--- Begin Data lines ---
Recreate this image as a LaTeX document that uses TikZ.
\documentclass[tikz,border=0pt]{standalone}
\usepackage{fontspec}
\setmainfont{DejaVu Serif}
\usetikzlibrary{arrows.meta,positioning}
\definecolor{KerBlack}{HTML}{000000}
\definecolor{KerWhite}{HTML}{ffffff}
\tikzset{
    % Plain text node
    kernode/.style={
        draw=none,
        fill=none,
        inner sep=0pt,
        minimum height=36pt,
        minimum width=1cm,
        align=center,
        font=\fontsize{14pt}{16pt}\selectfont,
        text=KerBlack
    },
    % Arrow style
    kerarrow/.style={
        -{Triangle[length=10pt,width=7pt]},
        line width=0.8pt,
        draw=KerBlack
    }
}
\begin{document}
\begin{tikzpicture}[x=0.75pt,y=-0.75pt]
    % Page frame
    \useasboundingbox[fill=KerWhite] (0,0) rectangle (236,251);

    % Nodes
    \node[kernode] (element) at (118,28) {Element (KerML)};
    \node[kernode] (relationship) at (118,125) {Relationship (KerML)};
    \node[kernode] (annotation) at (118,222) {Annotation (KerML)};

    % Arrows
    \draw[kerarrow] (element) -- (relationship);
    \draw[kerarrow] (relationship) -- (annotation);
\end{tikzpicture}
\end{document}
--- End Data lines ---
--- Begin Data lines ---
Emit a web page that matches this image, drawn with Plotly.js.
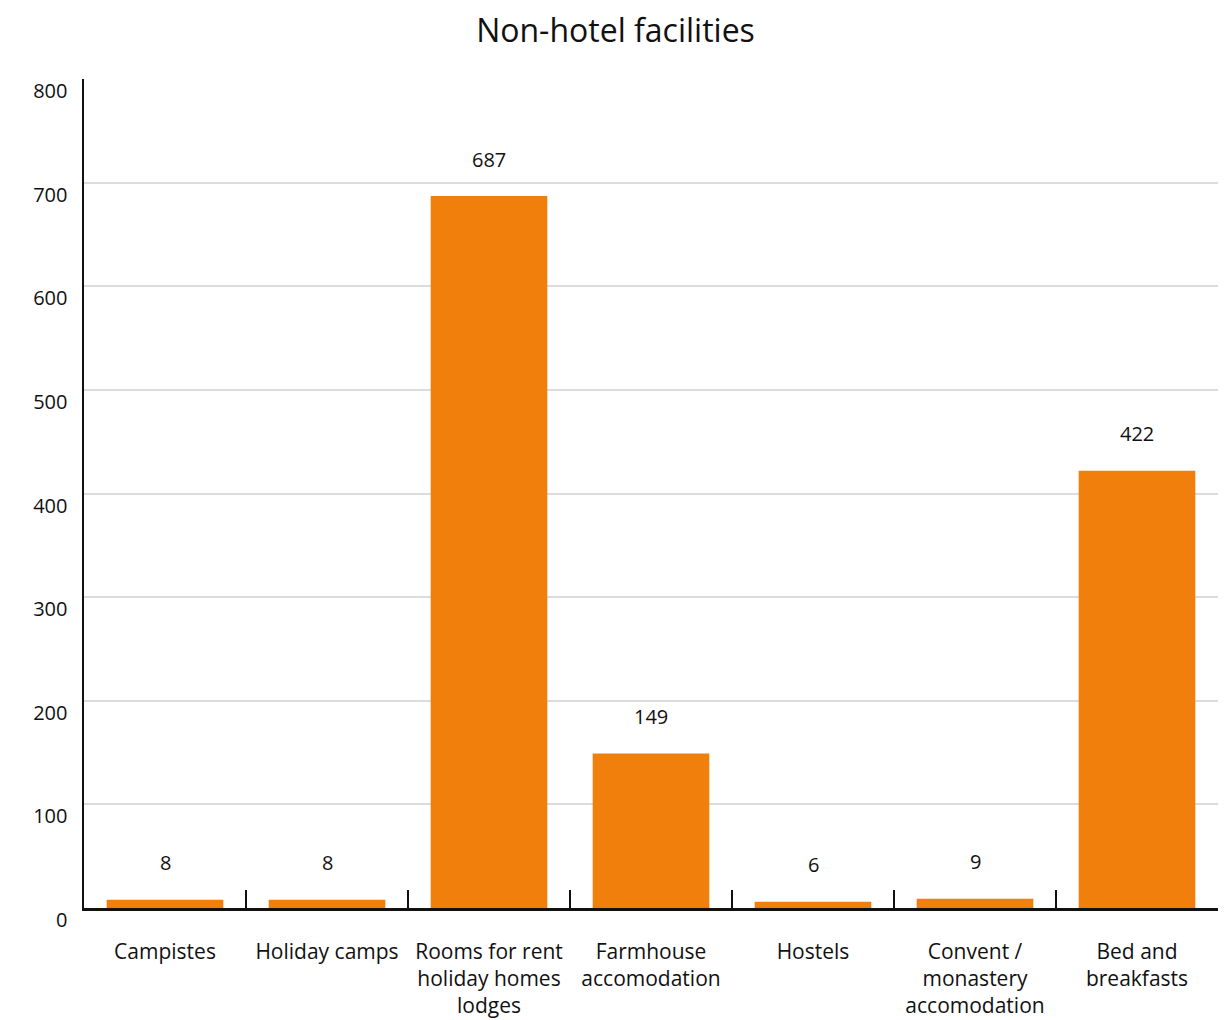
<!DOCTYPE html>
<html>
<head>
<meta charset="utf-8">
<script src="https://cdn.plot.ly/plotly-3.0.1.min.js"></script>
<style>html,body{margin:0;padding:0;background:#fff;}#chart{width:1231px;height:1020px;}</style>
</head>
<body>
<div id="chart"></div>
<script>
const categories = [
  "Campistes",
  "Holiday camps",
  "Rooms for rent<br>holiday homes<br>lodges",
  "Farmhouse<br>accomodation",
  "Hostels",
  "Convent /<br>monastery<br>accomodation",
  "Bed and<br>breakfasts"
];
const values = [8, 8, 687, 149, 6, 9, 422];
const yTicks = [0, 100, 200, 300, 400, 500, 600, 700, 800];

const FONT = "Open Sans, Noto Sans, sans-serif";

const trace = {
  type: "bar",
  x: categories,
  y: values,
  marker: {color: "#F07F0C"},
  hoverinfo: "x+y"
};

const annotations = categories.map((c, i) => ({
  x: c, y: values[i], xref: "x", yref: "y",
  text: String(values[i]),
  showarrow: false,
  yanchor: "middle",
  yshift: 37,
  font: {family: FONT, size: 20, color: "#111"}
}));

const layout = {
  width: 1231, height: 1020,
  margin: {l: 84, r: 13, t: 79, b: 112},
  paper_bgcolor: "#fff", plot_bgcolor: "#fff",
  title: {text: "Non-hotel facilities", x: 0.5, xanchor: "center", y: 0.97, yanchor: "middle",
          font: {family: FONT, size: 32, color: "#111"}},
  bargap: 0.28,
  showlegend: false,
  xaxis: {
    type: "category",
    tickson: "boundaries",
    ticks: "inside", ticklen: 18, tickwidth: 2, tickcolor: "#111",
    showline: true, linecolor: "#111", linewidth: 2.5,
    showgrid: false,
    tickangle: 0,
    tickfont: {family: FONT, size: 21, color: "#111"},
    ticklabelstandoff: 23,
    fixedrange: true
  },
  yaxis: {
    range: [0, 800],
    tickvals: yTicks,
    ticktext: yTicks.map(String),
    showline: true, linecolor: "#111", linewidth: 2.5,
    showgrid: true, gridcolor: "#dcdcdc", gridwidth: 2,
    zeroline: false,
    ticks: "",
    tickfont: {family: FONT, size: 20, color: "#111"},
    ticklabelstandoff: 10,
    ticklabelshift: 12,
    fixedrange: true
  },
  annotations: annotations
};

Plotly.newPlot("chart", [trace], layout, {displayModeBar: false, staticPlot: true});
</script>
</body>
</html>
--- End Data lines ---
What you need to do
Copy out each line of the material that holds the word "this".

Solved problem
Recreate this image as a LaTeX document that uses TikZ.
Emit a web page that matches this image, drawn with Plotly.js.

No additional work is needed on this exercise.